- _Written exercise_
Take the line containing "Give me the TikZ source for this diagram." as the first line and the line containing "minimum width=221pt, minimum" as the last, and output that span verbatim without any images.

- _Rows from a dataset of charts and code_
◇ ◇ ◇ ◇ ◇ ◇ ◇

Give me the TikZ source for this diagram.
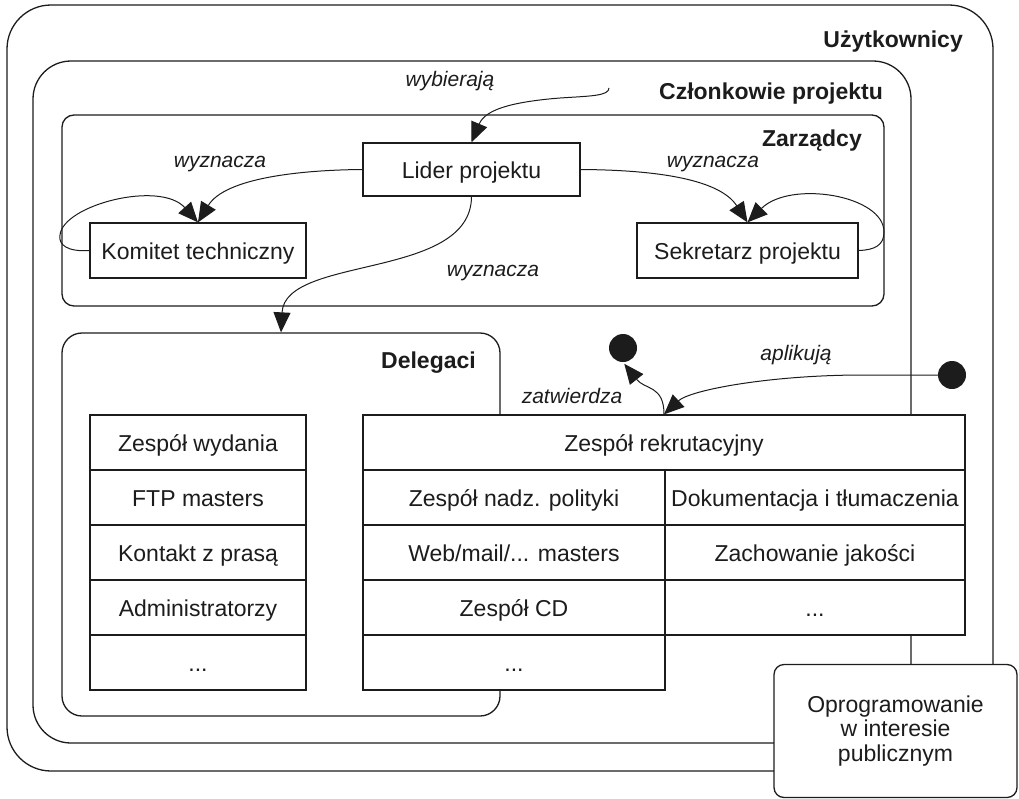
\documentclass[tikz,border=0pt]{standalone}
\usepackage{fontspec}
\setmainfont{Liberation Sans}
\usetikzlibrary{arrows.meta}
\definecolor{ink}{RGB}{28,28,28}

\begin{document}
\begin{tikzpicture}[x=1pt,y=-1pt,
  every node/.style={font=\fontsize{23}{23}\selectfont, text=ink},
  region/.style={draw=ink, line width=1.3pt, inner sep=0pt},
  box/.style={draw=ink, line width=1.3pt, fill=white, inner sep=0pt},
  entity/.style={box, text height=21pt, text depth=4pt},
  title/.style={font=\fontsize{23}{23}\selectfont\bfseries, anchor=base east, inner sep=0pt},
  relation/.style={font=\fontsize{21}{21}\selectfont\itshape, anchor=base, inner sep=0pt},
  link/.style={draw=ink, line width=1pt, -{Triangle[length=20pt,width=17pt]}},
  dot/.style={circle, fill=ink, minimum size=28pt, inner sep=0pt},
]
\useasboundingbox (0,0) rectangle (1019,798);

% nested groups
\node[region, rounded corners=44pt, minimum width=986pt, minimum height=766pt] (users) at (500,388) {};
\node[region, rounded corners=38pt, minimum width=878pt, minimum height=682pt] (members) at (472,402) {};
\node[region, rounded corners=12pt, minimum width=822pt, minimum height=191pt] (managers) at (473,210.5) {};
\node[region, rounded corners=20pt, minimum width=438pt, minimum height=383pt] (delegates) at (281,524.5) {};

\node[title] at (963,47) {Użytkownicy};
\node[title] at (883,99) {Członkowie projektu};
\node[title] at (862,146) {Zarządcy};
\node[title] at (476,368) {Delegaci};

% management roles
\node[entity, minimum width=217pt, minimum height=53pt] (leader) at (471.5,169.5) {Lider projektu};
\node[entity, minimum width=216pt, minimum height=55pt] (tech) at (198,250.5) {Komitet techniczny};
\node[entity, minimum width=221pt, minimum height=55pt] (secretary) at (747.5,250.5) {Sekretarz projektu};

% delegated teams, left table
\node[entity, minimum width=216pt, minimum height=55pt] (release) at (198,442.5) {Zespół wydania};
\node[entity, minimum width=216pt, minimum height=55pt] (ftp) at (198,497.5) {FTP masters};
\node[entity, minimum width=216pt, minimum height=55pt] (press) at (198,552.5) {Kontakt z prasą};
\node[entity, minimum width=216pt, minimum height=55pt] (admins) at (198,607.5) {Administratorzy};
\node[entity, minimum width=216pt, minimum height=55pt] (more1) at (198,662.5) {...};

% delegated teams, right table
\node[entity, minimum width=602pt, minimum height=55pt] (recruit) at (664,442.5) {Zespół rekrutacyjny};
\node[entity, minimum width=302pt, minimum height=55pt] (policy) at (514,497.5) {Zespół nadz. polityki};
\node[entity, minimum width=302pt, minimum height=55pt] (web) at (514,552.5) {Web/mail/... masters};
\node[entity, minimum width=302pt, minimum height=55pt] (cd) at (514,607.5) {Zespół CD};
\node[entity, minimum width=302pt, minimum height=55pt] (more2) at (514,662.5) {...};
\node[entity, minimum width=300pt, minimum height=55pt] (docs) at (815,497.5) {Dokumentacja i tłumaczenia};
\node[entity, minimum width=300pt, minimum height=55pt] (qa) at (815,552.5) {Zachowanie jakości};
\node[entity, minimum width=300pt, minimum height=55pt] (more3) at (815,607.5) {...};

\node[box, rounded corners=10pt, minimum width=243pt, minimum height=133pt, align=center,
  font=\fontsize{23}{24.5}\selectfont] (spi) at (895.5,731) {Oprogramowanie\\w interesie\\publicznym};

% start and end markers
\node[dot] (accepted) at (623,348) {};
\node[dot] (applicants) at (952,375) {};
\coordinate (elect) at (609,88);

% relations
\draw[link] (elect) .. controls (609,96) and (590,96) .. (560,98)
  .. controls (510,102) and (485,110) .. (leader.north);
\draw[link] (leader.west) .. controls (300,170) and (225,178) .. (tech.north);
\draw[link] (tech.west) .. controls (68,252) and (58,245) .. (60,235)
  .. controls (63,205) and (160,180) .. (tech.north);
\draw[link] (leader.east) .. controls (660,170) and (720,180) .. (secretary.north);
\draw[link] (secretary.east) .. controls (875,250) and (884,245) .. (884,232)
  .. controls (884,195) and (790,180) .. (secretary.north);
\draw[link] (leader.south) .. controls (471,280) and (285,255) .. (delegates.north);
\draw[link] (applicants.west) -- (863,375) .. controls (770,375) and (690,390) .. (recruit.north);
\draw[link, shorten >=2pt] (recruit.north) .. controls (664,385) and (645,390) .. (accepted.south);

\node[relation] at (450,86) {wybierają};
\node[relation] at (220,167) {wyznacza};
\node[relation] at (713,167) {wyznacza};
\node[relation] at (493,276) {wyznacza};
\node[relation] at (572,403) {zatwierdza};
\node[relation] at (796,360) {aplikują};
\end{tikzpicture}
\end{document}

◇ ◇ ◇ ◇ ◇ ◇ ◇

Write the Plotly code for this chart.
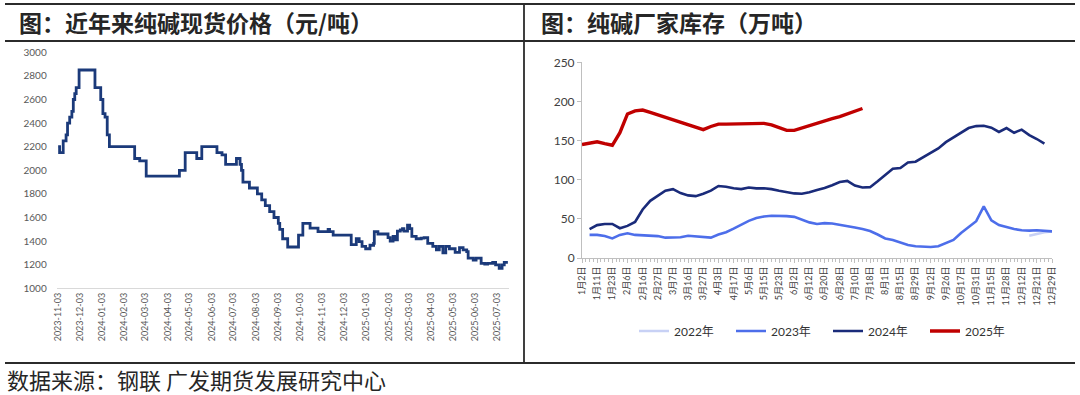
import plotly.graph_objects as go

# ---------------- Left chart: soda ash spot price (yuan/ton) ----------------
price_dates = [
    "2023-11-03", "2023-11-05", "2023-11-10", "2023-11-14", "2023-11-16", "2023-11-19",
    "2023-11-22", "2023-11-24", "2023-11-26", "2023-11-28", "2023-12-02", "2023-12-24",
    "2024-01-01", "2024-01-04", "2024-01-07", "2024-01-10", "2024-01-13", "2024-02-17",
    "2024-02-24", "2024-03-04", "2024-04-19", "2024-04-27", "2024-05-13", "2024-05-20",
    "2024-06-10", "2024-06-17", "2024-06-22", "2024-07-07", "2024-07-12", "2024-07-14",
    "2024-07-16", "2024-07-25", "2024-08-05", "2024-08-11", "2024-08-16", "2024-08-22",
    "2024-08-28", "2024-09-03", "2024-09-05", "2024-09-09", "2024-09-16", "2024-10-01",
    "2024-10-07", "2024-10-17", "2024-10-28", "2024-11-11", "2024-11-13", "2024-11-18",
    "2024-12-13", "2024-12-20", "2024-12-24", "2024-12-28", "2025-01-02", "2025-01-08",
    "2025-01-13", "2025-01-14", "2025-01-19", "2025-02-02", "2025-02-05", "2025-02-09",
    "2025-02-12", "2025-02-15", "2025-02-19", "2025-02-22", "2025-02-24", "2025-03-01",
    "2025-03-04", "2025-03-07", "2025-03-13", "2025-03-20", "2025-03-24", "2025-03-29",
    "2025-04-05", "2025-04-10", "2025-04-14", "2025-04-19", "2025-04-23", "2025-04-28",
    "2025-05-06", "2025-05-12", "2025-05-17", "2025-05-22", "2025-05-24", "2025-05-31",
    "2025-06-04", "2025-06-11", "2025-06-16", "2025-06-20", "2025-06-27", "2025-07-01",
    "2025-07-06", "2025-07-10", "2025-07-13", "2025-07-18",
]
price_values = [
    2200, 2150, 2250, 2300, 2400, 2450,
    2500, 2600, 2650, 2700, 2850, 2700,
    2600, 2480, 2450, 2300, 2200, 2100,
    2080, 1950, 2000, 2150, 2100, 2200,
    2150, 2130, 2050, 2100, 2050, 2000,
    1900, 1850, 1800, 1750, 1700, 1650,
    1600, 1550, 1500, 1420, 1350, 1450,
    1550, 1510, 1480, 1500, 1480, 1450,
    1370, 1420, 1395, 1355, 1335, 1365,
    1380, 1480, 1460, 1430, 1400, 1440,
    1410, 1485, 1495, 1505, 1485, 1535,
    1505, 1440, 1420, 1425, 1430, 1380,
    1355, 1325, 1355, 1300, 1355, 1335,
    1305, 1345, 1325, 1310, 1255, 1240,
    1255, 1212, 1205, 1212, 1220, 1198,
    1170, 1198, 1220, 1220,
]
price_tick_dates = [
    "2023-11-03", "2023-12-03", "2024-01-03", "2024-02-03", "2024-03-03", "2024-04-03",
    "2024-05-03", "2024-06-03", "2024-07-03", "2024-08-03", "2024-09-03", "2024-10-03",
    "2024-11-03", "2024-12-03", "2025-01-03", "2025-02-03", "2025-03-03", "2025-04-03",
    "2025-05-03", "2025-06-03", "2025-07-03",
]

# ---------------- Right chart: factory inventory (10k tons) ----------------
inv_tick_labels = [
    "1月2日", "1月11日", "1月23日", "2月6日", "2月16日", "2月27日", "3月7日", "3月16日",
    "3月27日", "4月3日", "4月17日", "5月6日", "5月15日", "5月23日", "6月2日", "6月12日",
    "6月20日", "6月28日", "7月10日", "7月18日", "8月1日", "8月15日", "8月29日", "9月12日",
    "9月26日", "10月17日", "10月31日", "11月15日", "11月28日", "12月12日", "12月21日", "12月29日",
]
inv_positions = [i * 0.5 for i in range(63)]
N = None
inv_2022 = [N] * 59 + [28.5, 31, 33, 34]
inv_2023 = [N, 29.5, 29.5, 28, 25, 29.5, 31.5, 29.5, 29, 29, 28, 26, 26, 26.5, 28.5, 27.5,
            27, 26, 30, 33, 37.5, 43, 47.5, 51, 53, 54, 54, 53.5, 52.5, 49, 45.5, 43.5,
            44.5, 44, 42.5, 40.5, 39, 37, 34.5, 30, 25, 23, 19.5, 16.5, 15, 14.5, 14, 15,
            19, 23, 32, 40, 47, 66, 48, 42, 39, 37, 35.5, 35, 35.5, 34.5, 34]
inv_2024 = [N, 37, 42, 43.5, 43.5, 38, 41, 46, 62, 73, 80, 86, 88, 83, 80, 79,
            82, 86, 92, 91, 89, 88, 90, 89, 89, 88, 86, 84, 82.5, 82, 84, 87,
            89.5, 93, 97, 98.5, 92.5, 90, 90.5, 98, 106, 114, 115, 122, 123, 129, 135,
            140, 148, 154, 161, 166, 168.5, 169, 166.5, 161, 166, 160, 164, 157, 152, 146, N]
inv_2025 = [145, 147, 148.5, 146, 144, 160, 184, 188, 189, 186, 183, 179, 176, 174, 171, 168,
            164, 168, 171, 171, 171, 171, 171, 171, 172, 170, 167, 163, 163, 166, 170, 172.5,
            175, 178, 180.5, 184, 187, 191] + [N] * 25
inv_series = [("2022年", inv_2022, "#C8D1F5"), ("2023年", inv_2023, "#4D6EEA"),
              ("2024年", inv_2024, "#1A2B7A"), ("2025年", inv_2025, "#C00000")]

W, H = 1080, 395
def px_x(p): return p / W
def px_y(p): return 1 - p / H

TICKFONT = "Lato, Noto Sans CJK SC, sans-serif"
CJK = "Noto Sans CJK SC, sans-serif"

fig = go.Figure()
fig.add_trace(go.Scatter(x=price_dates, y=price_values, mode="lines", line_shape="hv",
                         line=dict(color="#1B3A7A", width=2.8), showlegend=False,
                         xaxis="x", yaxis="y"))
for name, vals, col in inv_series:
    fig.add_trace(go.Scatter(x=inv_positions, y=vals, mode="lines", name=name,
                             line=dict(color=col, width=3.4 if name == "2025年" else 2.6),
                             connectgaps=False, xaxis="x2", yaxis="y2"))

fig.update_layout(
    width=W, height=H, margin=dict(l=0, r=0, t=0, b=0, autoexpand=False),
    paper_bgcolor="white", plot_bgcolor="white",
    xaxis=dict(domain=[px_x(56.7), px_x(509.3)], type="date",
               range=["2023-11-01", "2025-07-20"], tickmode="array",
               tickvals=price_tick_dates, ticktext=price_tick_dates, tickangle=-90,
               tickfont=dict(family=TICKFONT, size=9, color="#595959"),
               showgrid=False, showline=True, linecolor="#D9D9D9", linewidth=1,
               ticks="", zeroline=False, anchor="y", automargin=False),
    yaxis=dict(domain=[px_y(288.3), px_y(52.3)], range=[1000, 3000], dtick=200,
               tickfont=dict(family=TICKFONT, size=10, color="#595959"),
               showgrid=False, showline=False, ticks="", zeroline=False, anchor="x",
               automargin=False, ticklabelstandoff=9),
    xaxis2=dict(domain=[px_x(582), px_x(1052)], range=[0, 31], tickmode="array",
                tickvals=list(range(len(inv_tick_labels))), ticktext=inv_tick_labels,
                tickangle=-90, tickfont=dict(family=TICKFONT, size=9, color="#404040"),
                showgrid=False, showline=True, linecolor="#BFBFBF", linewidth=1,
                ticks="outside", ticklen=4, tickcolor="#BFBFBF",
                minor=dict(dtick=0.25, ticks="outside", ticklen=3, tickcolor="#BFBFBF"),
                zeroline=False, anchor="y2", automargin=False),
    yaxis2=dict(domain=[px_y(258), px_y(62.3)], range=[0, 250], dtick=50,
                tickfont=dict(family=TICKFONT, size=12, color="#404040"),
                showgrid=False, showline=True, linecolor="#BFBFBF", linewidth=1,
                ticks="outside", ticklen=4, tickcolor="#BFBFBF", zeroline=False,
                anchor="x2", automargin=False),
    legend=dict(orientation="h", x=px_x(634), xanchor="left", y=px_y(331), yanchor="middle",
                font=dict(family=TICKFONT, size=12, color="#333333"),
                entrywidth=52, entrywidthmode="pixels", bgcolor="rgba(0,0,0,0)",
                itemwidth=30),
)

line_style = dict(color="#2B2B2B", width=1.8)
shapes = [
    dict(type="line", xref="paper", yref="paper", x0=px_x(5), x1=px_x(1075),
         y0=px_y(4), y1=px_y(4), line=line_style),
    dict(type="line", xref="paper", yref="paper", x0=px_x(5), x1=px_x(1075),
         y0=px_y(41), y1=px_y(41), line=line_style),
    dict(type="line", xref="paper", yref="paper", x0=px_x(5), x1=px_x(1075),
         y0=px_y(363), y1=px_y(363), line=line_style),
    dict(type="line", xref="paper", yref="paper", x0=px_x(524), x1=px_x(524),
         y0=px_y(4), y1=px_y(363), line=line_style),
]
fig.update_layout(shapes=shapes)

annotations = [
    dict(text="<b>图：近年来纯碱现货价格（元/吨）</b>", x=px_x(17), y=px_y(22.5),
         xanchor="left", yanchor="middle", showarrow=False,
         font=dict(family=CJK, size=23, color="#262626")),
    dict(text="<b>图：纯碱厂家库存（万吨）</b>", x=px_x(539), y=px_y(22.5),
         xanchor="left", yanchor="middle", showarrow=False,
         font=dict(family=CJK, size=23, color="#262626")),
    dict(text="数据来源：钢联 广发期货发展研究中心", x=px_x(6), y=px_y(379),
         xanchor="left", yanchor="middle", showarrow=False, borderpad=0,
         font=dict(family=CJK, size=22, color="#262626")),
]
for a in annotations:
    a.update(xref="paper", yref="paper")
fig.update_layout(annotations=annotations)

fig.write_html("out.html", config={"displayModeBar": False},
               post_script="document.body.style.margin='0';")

◇ ◇ ◇ ◇ ◇ ◇ ◇

- _Problem solution_
Give me the TikZ source for this diagram.
\documentclass[tikz,border=0pt]{standalone}
\usepackage{fontspec}
\setmainfont{Liberation Sans}
\usetikzlibrary{arrows.meta}
\definecolor{ink}{RGB}{28,28,28}

\begin{document}
\begin{tikzpicture}[x=1pt,y=-1pt,
  every node/.style={font=\fontsize{23}{23}\selectfont, text=ink},
  region/.style={draw=ink, line width=1.3pt, inner sep=0pt},
  box/.style={draw=ink, line width=1.3pt, fill=white, inner sep=0pt},
  entity/.style={box, text height=21pt, text depth=4pt},
  title/.style={font=\fontsize{23}{23}\selectfont\bfseries, anchor=base east, inner sep=0pt},
  relation/.style={font=\fontsize{21}{21}\selectfont\itshape, anchor=base, inner sep=0pt},
  link/.style={draw=ink, line width=1pt, -{Triangle[length=20pt,width=17pt]}},
  dot/.style={circle, fill=ink, minimum size=28pt, inner sep=0pt},
]
\useasboundingbox (0,0) rectangle (1019,798);

% nested groups
\node[region, rounded corners=44pt, minimum width=986pt, minimum height=766pt] (users) at (500,388) {};
\node[region, rounded corners=38pt, minimum width=878pt, minimum height=682pt] (members) at (472,402) {};
\node[region, rounded corners=12pt, minimum width=822pt, minimum height=191pt] (managers) at (473,210.5) {};
\node[region, rounded corners=20pt, minimum width=438pt, minimum height=383pt] (delegates) at (281,524.5) {};

\node[title] at (963,47) {Użytkownicy};
\node[title] at (883,99) {Członkowie projektu};
\node[title] at (862,146) {Zarządcy};
\node[title] at (476,368) {Delegaci};

% management roles
\node[entity, minimum width=217pt, minimum height=53pt] (leader) at (471.5,169.5) {Lider projektu};
\node[entity, minimum width=216pt, minimum height=55pt] (tech) at (198,250.5) {Komitet techniczny};
\node[entity, minimum width=221pt, minimum height=55pt] (secretary) at (747.5,250.5) {Sekretarz projektu};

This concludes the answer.